Forex Trading is not centralized on an exchange, as with the stock and futures markets. The Forex market is considered an Over the Counter (OTC) or 'Interbank' market, due to the fact that transactions are conducted between two counterparts over the telephone or via an electronic network.
Who are the participants in the Forex Market?
The Forex market is called an 'Interbank' market due to the fact that historically it has been dominated by banks, including central banks, commercial banks, and investment banks. The number of other market participants is growing rapidly. It now includes specialist forex dealers, money managers and brokers, futures & options traders, private speculators and multinational corporations.
When is the Forex market open for trading?
A true 24-hour market, Forex trading begins each day in Sydney, and moves around the globe as the business day begins in each financial center, first to Tokyo, then London, and New York. Unlike any other financial market, investors can respond to currency fluctuations caused by economic, social and political events at the time they occur - day or night.
What are forex trading hours?
Forex traders market are available 24 hours daily from 5:00pm EST Sundays through 4:30pm EST on Fridays, including most U.S. Holidays.
Do you need a lot of money to trade currencies?
No. The minimum deposit required is $300 on a mini account. A standard account can be opened for $2500.00. Customers are allowed to execute margin trades at 10:1 leverage on a mini and 100:1 on a standard account. This means that investors can execute trades up to $100,000 with an initial margin requirement of $1000 ($10,000 for $100 on a mini). However, it is important to remember that while this type of leverage allows investors to maximize their profit potential, the potential for loss is equally great.
What is Margin?
Margin is essentially collateral for a position. If the market moves against a customer's position, additional funds will be requested through a "margin call." If there are insufficient available funds, immediately the customer's open positions will be closed out.
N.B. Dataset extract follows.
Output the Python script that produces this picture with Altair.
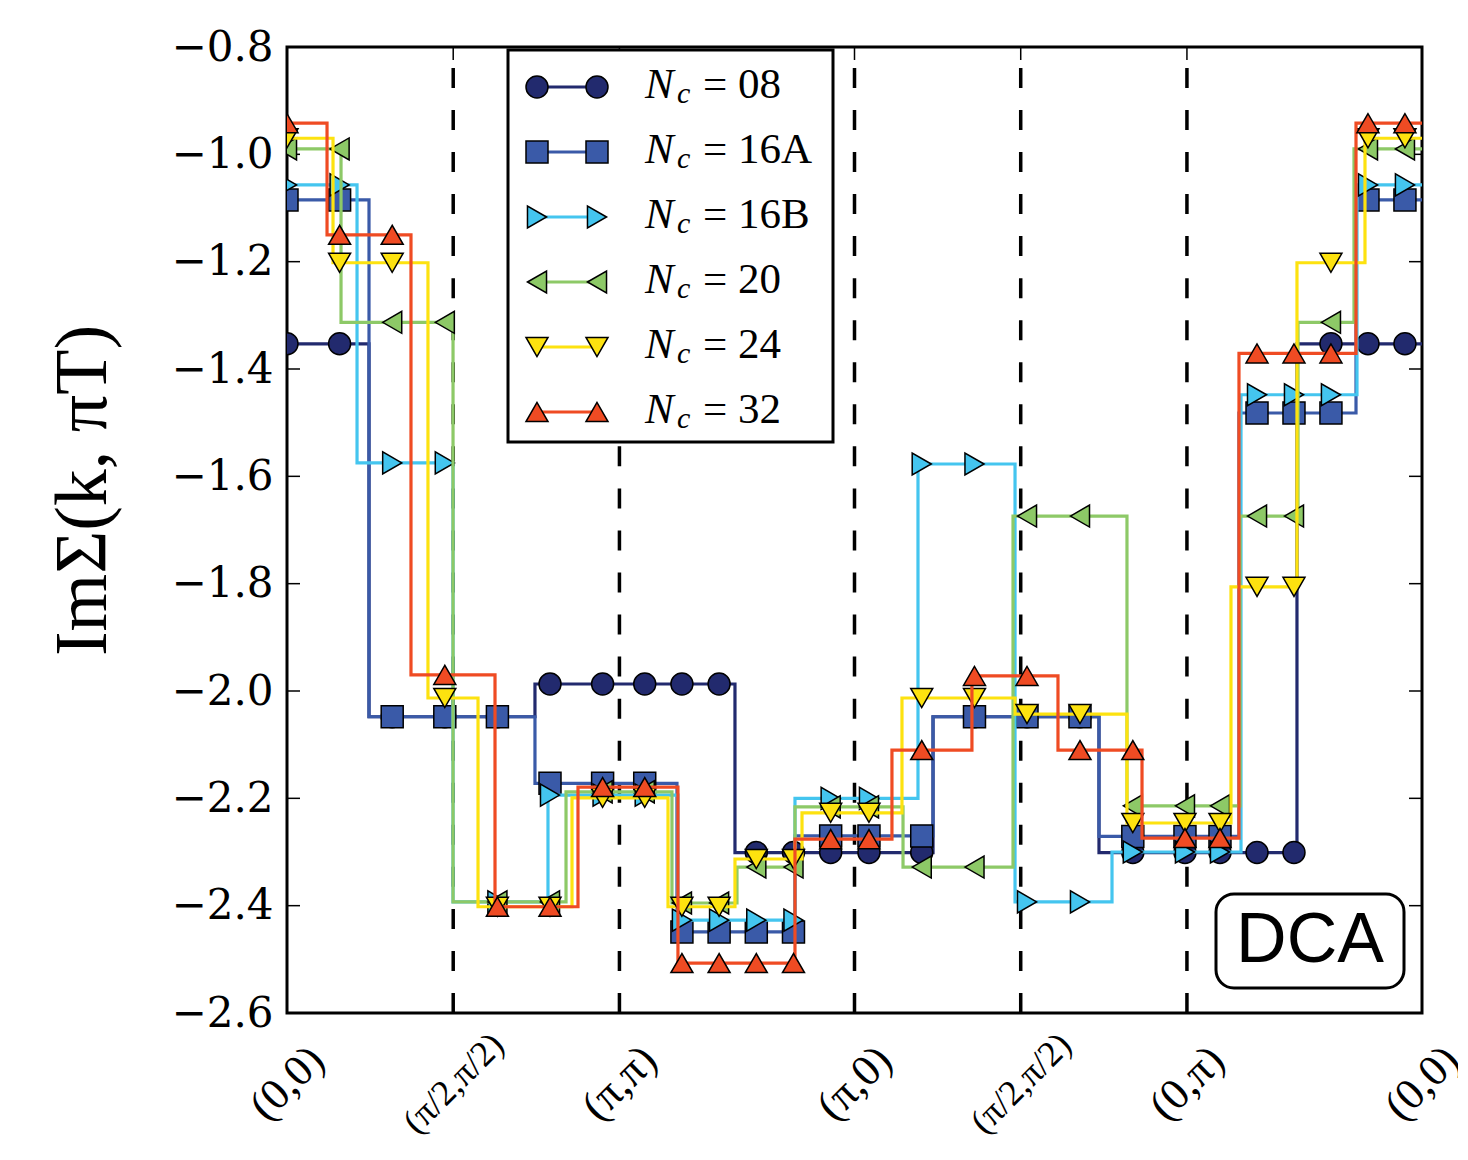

It is important to note that when a trader makes a trade the Market Maker (Forex broker) segregates $1000 of margin for each lot traded ($100 on a mini account). This is NOT your risk. Your actual risk on the trade is the amount the Forex Broker charges to enter the trade (typically 3-10 pips depending on currency cross) and the amount of your stop loss.
What does it mean have a 'long' or 'short' position?
A long position is one in which a trader buys a currency at one price and aims to sell it later at a higher price. In this scenario, the investor benefits from a rising market. A short position is one in which the trader sells a currency in anticipation that it will depreciate. In this scenario, the investor benefits from a declining market. However, it is important to remember that every Forex position requires an investor to go long in one currency and short the other.
What is the difference between an intraday and overnight position?
Intraday positions are all positions opened anytime during the 24 hour period AFTER the close of normal trading hours at 4:30pm EST. Overnight positions are positions that are still on at the end of normal trading hours (4:30pm EST), which are automatically rolled at competitive rates (based on the currencies interest rate differentials) to the next day's price.
How much does the currency market move?
A typical day is 60-90 PIPS movement per currency. A Forex trading day will produce a 120-300 PIP movement. A small trader's goal is to find an entry point that will produce a profit that will pay the Forex Broker his spread and make at least the same amount for yourself. If your goals were to make $100 a day for the rest of your life, you need only 10 PIPS of the above total to accomplish that goal.
What affects the prices of currencies?
Currency prices (exchange rates) are affected by a variety of economic and political conditions, most importantly interest rates, inflation and political stability. Moreover, governments sometimes participate in the Forex market to influence the value of their currencies, either by flooding the market with their domestic currency in an attempt to lower the price, or conversely buying in order to raise the price. This is known as Central Bank intervention. Any of these factors, as well as large market orders, can cause high volatility in currency prices. However, the size and volume of the Forex market makes it impossible for any one entity to "drive" the market for any length of time.
How is risk managed when I trade currencies?
The most common risk management tools in Forex trading are the limit order and the stop loss order. A limit order places restriction on the maximum price to be paid or the minimum price to be received. A stop loss order ensures a particular position is automatically liquidated at a predetermined price in order to limit potential losses should the market move against an investor's position. The liquidity of the Forex market ensures that limit order and stop loss orders can be easily executed.
What kind of forex trading strategy should I use?
Currency traders make decisions using both technical factors and economic fundamentals. Technical traders use charts, trendlines, support and resistance levels, and numerous patterns and mathematical analyses to identify trading opportunities, whereas fundamentalists predict price movements by interpreting a wide variety of economic information, including news, government-issued indicators and reports, and even rumor. The most dramatic price movements however, occur when unexpected events happen. The event can range from a Central Bank raising domestic interest rates to the outcome of a political election or even an act of war.
What's the difference between a demo and live trading account?
The only difference is that there is no capital at risk when trading on the demo system. A demo station is fully functional and, more importantly, the bid/ask rates available in the demo system are the EXACT rates available to our live trading clients. The demo allows you to see firsthand the consistent Interbank dealing spreads offered by FOREX.com and sample the ability to deal instantly from live, streaming quotes.
How much money do I need to open an account?
The minimum deposit to open a mini account with FOREX.com is US$300 minimum transaction size for a mini account is US$10,000 (or the equivalent), with a minimum margin deposit of $300 (at 100:1 leverage).